What is Financial Aid?
Financial aid is a critical resource for many students to afford post-secondary education such as college, university or trade school. It can come in the form of grants, scholarships, and low-interest loans and provides financial assistance that help individuals pursue an education leading to exciting careers and fulling lives. Understanding financial aid and its various forms is an important step in making post-secondary education attainable. This guide will cover various information on financial aid, including how to find it, different types of federal student aid options, application process and more.
How Does Financial Aid Work?
The process of obtaining financial aid for college can be broken down into a few basic steps: exploring options, determining financial need, assessing eligibility, choosing a school and program, applying for aid, and attending school. Before pursuing financial aid, it's important to have an idea about what type of post-secondary institution you'll be attending, as well as where it's located and what you will be studying. This will help you search for the appropriate student aid options. Once you have an idea of your options, you should get a general sense of how much each option will cost in terms of tuition, fees, room and board, books, supplies, and other expenses.
Next, take a look at your income, savings, and what your family can contribute. This will give you a general idea of how much financial aid you may need to make up any shortfall. It's important to keep in mind that some schools may initially seem more expensive, but you may have more opportunities to get financial aid that would offset the higher cost. Each grant, scholarship, loan, or other form of student financial aid comes with its own set of eligibility criteria, such as financial need, GPA, residency, high school diploma, field of study, gender, ethnicity, or group membership.

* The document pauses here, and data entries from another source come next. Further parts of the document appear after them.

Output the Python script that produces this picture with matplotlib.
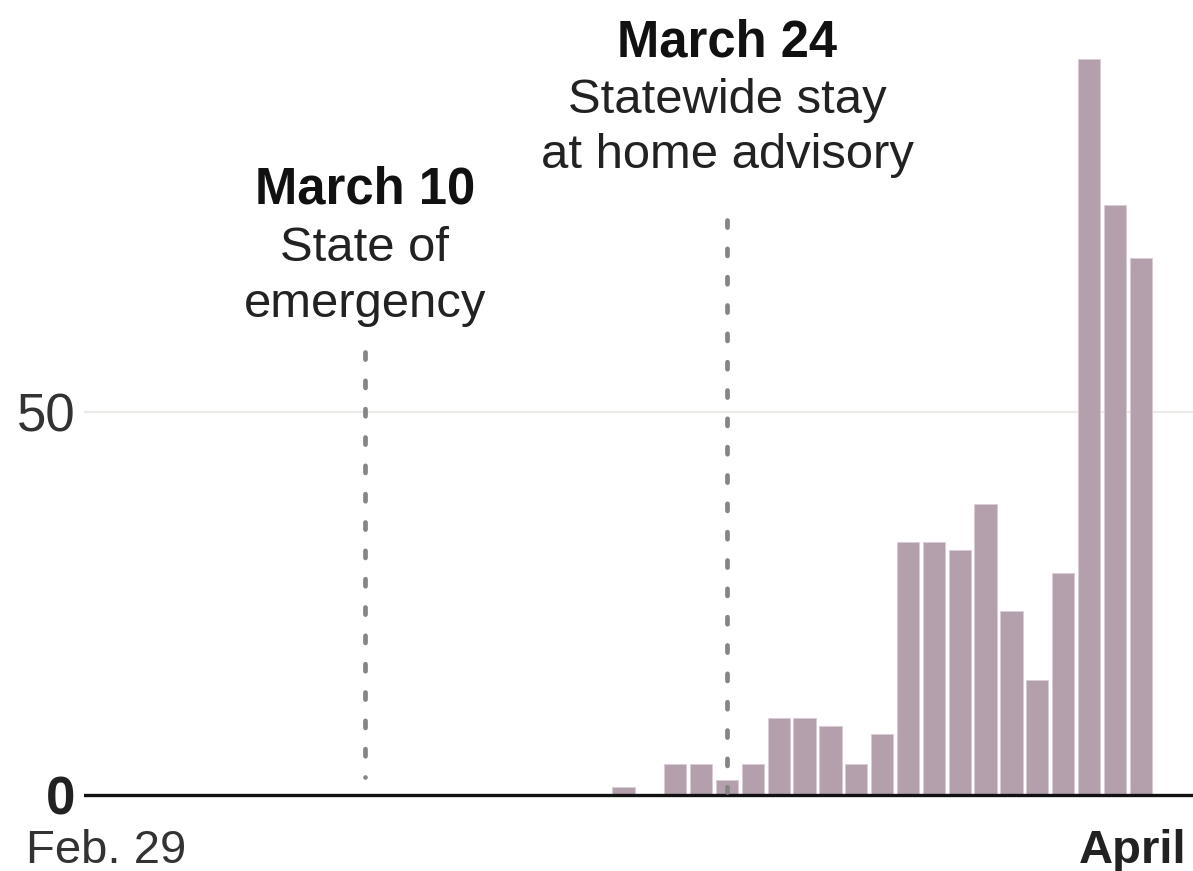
import matplotlib
matplotlib.use("Agg")
import matplotlib.pyplot as plt
import matplotlib.transforms as mtransforms
import pandas as pd

# ---- data ----
dates = pd.date_range("2020-02-29", "2020-04-09", freq="D")
values = [0, 0, 0, 0, 0, 0, 0, 0, 0, 0,
          0, 0, 0, 0, 0, 0, 0, 0, 0, 0,
          1, 0, 4, 4, 2, 4, 10, 10, 9, 4,
          8, 33, 33, 32, 38, 24, 15, 29, 96, 77, 70]
events = ["2020-03-10", "2020-03-24"]
event_titles = ["March 10", "March 24"]
event_lines = [["State of", "emergency"], ["Statewide stay", "at home advisory"]]
ytick_vals = [0, 50]
ytick_labels = ["0", "50"]
xlabel_left = "Feb. 29"
xlabel_right = "April"

start = dates[0]
days = [(d - start).days for d in dates]
event_days = [(pd.Timestamp(e) - start).days for e in events]

plt.rcParams["font.family"] = ["Liberation Sans", "DejaVu Sans"]

W, H = 1193, 871
fig = plt.figure(figsize=(W / 100, H / 100), dpi=100)
ax = fig.add_axes([84 / W, 0, (W - 84) / W, 1])

BAR = "#b4a0ad"
ax.bar(days, values, width=0.86, color=BAR, edgecolor="#d9ccd4", linewidth=0.6, zorder=2)

ax.set_xlim(-0.866, 42.02)
ax.set_ylim(-9.9, 103.7)

for s in ax.spines.values():
    s.set_visible(False)
ax.axhline(0, color="#111111", lw=2.4, zorder=4)
ax.axhline(50, color="#ebebe6", lw=1.6, zorder=0)

ax.set_xticks([])
ax.set_yticks(ytick_vals)
ax.set_yticklabels(ytick_labels)
ax.tick_params(axis="y", length=0, pad=6, labelsize=38, labelcolor="#333333")
for lbl in ax.get_yticklabels():
    if lbl.get_text() == "0":
        lbl.set_fontweight("bold")
        lbl.set_color("#222222")

# event dashed lines (drawn from top down so the top starts with a dash)
line_ranges = [(57.8, 2.4), (75.0, 0.4)]
for d, (y0, y1) in zip(event_days, line_ranges):
    ax.plot([d, d], [y0, y1], color="#858585", lw=3.4,
            linestyle=(0, (1.5, 4.5)), dash_capstyle="round", zorder=5)

# annotations
title_y = [77.1, 96.3]
first_y = [69.6, 89.0]
second_y = [62.3, 81.8]
for d, t, lines, ty, y1, y2 in zip(event_days, event_titles, event_lines, title_y, first_y, second_y):
    ax.text(d, ty, t, ha="center", va="baseline", fontsize=36.5, fontweight="bold", color="#111111")
    ax.text(d, y1, lines[0], ha="center", va="baseline", fontsize=35.3, color="#222222")
    ax.text(d, y2, lines[1], ha="center", va="baseline", fontsize=35.3, color="#222222")

# x labels
ax.text(days[0], -8.8, xlabel_left, ha="center", va="baseline", fontsize=34, color="#333333")
trans = mtransforms.blended_transform_factory(ax.transAxes, ax.transData)
ax.text(0.9937, -8.8, xlabel_right, transform=trans, ha="right", va="baseline",
        fontsize=34, fontweight="bold", color="#222222")

fig.savefig("out.png", dpi=100, facecolor="white")
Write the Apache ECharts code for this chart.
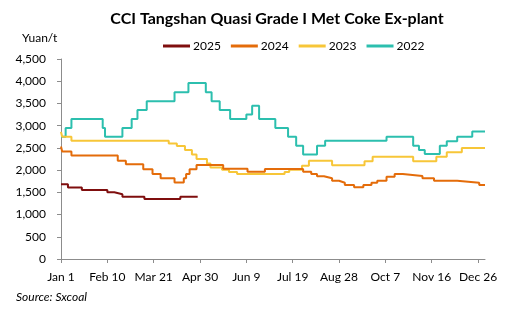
<!DOCTYPE html>
<html>
<head>
<meta charset="utf-8">
<script src="https://cdn.jsdelivr.net/npm/echarts@6/dist/echarts.min.js"></script>
<style>html,body{margin:0;padding:0;background:#fff}#c{width:507px;height:326px}</style>
</head>
<body>
<div id="c"></div>
<script>
// Tick labels (day-of-year offsets 0,40,...,360)
const tickDays = [0, 40, 80, 120, 160, 200, 240, 280, 320, 360];
const tickLabels = ['Jan 1', 'Feb 10', 'Mar 21', 'Apr 30', 'Jun 9', 'Jul 19', 'Aug 28', 'Oct 7', 'Nov 16', 'Dec 26'];
const seriesNames = ['2025', '2024', '2023', '2022'];

// Day on which each price level starts, and the price (Yuan/t)
const days2025 = [0, 6, 18, 40, 46, 53, 72, 103, 118];
const vals2025 = [1680, 1610, 1550, 1500, 1455, 1400, 1350, 1400, 1400];

const days2024 = [0, 1, 9, 49, 56, 71, 79, 86, 98, 106, 108, 111, 117, 140, 161, 176, 209, 216, 221, 227, 234, 240, 245, 253, 261, 268, 273, 281, 288, 295, 312, 322, 342, 361, 366];
const vals2024 = [2530, 2420, 2330, 2210, 2130, 2020, 1910, 1815, 1720, 1815, 1910, 2020, 2115, 2030, 1965, 2025, 1965, 1910, 1860, 1815, 1760, 1715, 1665, 1612, 1665, 1715, 1762, 1852, 1912, 1867, 1815, 1762, 1717, 1665, 1665];

const days2023 = [0, 1, 9, 93, 100, 107, 113, 117, 126, 129, 139, 145, 152, 193, 197, 208, 214, 234, 262, 269, 304, 324, 333, 346, 366];
const vals2023 = [2860, 2750, 2660, 2600, 2540, 2450, 2350, 2250, 2150, 2060, 2010, 1960, 1910, 1960, 2010, 2100, 2210, 2110, 2200, 2300, 2200, 2300, 2400, 2500, 2500];

const days2022 = [0, 4, 9, 36, 38, 53, 61, 66, 74, 98, 110, 125, 130, 137, 146, 160, 165, 171, 185, 196, 203, 209, 221, 228, 281, 304, 309, 314, 327, 333, 342, 355, 366];
const vals2022 = [2750, 2950, 3150, 2950, 2750, 2950, 3150, 3350, 3550, 3750, 3960, 3750, 3550, 3350, 3150, 3250, 3450, 3150, 2950, 2750, 2550, 2350, 2550, 2660, 2750, 2550, 2450, 2360, 2550, 2650, 2750, 2870, 2870];

const colors = {'2025': '#7f0e0e', '2024': '#e46c0a', '2023': '#f7c638', '2022': '#2cbfae'};

function pairs(d, v) { return d.map((x, i) => [x, v[i]]); }
const seriesData = {
  '2025': pairs(days2025, vals2025),
  '2024': pairs(days2024, vals2024),
  '2023': pairs(days2023, vals2023),
  '2022': pairs(days2022, vals2022)
};

const font = 'Lato, "Liberation Sans", Arial, sans-serif';
const chart = echarts.init(document.getElementById('c'), null, {renderer: 'canvas'});
chart.setOption({
  animation: false,
  backgroundColor: '#fff',
  title: {
    text: 'CCI Tangshan Quasi Grade I Met Coke Ex-plant',
    left: 277, top: 11, textAlign: 'center', padding: 0,
    textStyle: {fontFamily: font, fontSize: 16, fontWeight: 'bold', color: '#000'}
  },
  legend: {
    data: seriesNames,
    left: 163, top: 40, padding: 0,
    icon: 'rect', itemWidth: 27, itemHeight: 3, itemGap: 10,
    textStyle: {fontFamily: font, fontSize: 12, color: '#000', padding: [0, 0, 0, -2]}
  },
  grid: {left: 61, right: 22, top: 59, bottom: 67, containLabel: false},
  xAxis: {
    type: 'value', min: 0, max: 366,
    splitLine: {show: false},
    axisLine: {lineStyle: {color: '#8c8c8c'}},
    axisTick: {show: true, length: 4, lineStyle: {color: '#8c8c8c'}, customValues: tickDays},
    axisLabel: {
      customValues: tickDays,
      margin: 12,
      fontFamily: font, fontSize: 12, color: '#000',
      formatter: v => tickLabels[tickDays.indexOf(v)] || ''
    }
  },
  yAxis: {
    type: 'value', min: 0, max: 4500, interval: 500,
    splitLine: {show: false},
    axisLine: {show: true, lineStyle: {color: '#8c8c8c'}},
    axisTick: {show: true, length: 4, lineStyle: {color: '#8c8c8c'}},
    axisLabel: {
      margin: 15, fontFamily: font, fontSize: 12, color: '#000',
      formatter: v => v.toLocaleString('en-US')
    }
  },
  graphic: [
    {type: 'text', left: 22, top: 32, style: {text: 'Yuan/t', font: '12px ' + font, fill: '#000'}},
    {type: 'text', left: 16, top: 291, style: {text: 'Source: Sxcoal', font: 'italic 12px ' + font, fill: '#000'}}
  ],
  series: ['2022', '2023', '2024', '2025'].map(name => ({
    name: name,
    type: 'line',
    step: 'end',
    showSymbol: false,
    symbol: 'none',
    data: seriesData[name],
    color: colors[name],
    lineStyle: {width: 2, color: colors[name]},
    emphasis: {disabled: true}
  }))
});
</script>
</body>
</html>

It's always a good idea to apply for financial aid even if you think you might not qualify. Many grants and scholarships go unclaimed because people misunderstood the eligibility criteria or felt they couldn't compete. After choosing a school and program, you can apply for financial aid, starting with the Free Application for Federal Student Aid (FAFSA). You may also need to acquire separate applications for scholarships or other aid from private organizations. Once you're enrolled in school and have been approved for financial aid, the funds will be either directly applied to your schooling costs, paid directly to you, or both. It's common for students to be asked to sign over their financial aid checks to their school at the beginning of each new term. Financial aid from loans or grants is usually provided in a couple of equal payments during a school year, while scholarships may be awarded in a one-time lump sum.